> _Exercise task_
Extract the lines of the material below, beginning with the first and ending with the line that holds "import * as d3 from 'd3';". Skip every picture.

★ ★ ★

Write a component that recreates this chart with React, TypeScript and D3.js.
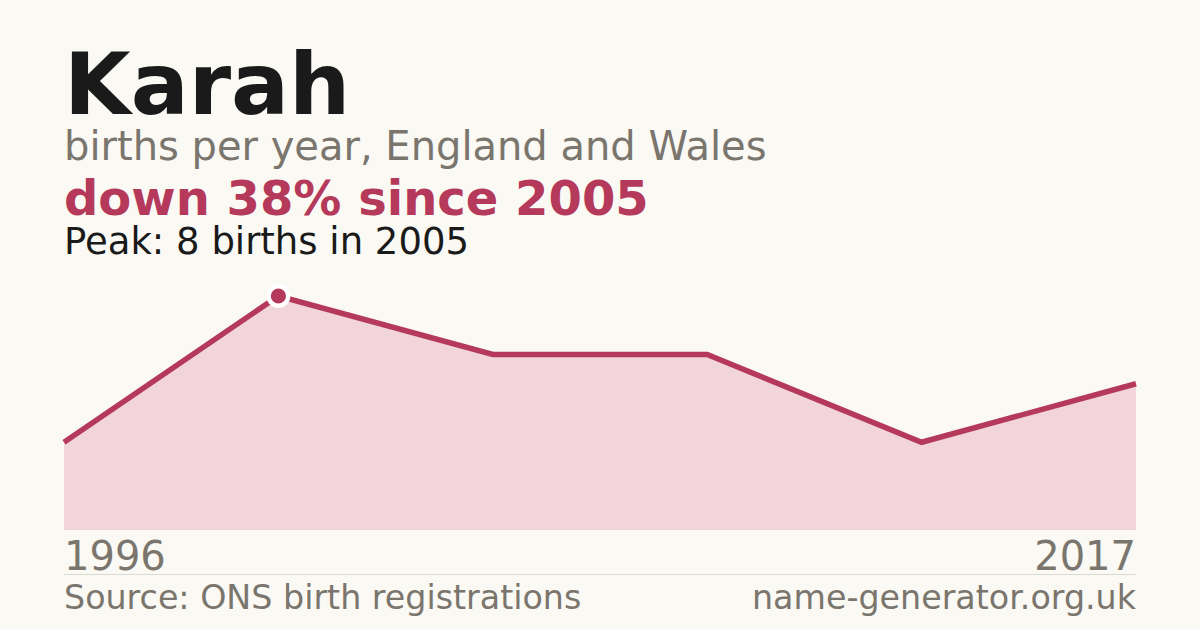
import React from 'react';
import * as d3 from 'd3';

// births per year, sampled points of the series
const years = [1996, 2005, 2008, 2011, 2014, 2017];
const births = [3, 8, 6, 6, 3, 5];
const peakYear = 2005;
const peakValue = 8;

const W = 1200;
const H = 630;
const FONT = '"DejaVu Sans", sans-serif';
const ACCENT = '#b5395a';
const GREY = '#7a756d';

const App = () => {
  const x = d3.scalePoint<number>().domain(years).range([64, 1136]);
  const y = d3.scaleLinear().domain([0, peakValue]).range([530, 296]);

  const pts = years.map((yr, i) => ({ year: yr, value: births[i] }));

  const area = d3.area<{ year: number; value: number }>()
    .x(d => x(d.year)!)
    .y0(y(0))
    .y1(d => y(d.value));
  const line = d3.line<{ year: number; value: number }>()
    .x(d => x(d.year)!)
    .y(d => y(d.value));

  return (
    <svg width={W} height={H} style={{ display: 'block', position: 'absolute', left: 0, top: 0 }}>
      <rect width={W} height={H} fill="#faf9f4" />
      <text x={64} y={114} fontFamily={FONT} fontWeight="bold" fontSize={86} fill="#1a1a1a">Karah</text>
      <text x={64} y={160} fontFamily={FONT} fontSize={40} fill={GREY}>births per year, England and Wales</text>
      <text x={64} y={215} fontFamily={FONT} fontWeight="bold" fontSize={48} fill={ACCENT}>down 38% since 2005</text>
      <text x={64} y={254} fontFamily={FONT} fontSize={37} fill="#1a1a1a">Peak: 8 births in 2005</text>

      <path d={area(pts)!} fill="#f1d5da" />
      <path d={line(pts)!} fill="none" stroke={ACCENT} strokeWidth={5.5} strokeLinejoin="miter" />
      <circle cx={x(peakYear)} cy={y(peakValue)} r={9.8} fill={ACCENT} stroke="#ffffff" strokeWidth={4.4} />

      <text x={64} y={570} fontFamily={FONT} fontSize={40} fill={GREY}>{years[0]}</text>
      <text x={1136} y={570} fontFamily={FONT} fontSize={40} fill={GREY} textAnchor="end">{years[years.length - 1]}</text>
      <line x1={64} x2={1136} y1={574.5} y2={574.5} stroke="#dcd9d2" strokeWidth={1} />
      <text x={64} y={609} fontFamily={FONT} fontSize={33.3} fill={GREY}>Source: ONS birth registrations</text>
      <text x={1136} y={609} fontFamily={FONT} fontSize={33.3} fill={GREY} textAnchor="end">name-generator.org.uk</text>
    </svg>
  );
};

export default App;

★ ★ ★

> _Worked solution_
Write a component that recreates this chart with React, TypeScript and D3.js.
import React from 'react';
import * as d3 from 'd3';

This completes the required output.